**THE EXERCISE:**
Print word for word the first line of the listing below and every line after it, through the line with "import matplotlib.pyplot as plt". Leave out the pictures and the rest.

**DATASET EXCERPT:**
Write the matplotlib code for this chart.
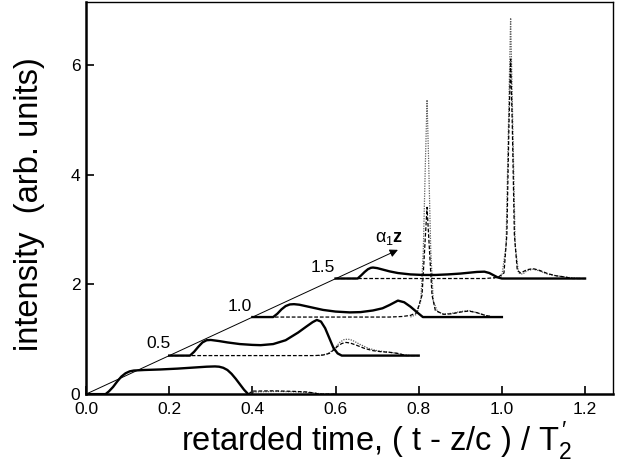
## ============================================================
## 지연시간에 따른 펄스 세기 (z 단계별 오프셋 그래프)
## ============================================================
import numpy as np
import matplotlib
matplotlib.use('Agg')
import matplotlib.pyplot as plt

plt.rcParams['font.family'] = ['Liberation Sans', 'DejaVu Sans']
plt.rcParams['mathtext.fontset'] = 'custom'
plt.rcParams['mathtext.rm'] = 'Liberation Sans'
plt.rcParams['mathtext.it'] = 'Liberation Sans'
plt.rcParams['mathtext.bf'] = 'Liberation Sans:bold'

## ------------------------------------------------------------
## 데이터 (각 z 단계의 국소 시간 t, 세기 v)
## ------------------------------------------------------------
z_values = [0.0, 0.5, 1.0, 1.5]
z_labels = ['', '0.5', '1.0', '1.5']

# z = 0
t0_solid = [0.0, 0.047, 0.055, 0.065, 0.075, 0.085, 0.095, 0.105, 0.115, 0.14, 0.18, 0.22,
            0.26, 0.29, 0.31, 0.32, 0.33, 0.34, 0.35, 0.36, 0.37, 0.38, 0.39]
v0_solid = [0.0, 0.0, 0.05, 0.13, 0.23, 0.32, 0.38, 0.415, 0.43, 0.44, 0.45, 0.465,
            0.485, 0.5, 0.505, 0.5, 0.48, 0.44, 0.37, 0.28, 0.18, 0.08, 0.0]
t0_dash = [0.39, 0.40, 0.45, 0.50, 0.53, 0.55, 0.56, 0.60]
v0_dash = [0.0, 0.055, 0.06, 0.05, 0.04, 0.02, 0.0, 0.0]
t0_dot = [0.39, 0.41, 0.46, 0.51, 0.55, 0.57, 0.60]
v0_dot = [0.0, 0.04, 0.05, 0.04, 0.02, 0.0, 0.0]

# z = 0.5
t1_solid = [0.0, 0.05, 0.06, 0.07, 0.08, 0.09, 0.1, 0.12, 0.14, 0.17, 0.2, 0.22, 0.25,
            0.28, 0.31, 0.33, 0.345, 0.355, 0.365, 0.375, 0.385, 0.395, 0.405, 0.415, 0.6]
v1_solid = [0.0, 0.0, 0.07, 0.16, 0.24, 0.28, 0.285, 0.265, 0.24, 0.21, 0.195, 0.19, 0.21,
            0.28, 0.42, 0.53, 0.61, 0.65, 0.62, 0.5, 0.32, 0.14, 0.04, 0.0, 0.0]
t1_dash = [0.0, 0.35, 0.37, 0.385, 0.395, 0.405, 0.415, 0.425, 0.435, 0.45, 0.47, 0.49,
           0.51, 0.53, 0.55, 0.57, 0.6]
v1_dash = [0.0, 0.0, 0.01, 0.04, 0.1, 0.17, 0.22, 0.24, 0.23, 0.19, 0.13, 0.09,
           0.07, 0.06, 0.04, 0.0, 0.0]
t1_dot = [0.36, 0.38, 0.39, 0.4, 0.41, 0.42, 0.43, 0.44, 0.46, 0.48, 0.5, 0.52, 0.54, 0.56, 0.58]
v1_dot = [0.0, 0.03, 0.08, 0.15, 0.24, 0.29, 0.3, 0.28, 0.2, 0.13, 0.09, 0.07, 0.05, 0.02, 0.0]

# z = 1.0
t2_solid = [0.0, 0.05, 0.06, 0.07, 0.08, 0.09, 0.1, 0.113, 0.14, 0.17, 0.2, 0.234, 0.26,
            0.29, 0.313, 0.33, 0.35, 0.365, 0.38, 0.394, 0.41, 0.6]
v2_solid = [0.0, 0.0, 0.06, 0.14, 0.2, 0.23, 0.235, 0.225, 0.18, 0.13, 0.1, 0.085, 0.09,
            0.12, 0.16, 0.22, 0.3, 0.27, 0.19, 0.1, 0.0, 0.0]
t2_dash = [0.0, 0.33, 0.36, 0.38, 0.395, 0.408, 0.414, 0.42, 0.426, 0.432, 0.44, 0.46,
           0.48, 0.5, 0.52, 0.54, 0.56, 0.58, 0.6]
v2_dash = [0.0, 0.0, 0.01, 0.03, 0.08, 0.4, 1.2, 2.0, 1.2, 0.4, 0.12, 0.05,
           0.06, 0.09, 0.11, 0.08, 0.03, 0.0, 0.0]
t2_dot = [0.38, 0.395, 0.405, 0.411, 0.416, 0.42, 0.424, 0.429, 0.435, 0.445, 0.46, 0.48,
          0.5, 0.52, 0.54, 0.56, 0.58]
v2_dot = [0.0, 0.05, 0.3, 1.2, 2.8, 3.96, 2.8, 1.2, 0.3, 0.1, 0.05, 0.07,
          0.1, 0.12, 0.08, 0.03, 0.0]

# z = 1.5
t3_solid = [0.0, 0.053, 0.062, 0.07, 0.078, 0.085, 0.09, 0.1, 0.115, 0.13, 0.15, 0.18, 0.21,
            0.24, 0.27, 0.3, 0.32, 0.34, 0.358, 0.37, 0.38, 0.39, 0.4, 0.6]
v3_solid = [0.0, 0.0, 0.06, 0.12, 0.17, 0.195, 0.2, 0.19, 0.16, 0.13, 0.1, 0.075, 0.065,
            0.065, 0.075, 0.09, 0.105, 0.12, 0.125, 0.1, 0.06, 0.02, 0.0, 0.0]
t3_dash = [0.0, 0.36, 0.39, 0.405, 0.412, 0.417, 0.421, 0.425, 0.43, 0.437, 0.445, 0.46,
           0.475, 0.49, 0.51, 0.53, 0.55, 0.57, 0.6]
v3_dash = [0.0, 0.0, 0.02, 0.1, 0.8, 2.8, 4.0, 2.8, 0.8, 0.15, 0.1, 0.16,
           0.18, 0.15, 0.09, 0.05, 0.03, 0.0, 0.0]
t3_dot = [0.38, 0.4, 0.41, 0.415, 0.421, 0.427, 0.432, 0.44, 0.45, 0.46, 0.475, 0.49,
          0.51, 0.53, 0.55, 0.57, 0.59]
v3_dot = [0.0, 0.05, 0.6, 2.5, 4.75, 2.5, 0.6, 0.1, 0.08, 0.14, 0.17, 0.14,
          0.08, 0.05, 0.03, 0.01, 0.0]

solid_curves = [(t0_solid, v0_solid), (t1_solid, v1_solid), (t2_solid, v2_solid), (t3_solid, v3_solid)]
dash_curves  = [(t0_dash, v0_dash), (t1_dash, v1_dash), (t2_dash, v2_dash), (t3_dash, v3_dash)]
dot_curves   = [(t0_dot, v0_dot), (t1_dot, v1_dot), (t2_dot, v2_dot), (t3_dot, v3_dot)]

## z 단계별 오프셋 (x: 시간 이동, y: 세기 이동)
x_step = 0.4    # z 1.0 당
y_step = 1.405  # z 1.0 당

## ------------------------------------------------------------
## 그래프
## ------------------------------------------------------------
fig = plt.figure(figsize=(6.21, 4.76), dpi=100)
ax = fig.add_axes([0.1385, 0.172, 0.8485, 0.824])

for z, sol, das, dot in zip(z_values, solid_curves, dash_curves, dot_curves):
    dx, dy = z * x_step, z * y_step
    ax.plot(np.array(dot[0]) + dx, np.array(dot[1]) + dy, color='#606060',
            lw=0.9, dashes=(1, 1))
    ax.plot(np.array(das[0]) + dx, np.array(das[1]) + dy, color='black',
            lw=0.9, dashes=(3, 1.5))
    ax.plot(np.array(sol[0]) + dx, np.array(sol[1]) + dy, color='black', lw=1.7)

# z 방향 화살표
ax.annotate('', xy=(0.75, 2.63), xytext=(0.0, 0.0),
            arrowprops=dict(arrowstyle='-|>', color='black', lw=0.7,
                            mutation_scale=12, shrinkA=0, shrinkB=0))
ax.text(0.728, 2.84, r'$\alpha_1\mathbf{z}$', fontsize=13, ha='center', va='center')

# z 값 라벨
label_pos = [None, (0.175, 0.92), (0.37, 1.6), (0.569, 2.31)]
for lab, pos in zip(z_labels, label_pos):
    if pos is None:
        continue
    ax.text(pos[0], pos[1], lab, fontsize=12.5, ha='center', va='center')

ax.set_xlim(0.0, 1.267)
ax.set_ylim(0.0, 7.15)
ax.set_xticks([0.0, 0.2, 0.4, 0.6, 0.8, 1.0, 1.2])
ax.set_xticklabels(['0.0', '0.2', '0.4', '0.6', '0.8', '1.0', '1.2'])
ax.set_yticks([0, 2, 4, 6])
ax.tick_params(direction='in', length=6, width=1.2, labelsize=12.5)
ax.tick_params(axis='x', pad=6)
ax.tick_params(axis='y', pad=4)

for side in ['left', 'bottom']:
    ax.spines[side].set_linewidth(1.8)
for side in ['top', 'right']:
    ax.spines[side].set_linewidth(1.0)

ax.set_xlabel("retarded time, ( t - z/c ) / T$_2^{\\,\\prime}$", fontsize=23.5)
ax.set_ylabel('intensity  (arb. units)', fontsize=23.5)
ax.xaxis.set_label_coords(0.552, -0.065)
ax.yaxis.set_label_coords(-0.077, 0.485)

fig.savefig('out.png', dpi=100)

**EXERCISE SOLUTION:**
Write the matplotlib code for this chart.
## ============================================================
## 지연시간에 따른 펄스 세기 (z 단계별 오프셋 그래프)
## ============================================================
import numpy as np
import matplotlib
matplotlib.use('Agg')
import matplotlib.pyplot as plt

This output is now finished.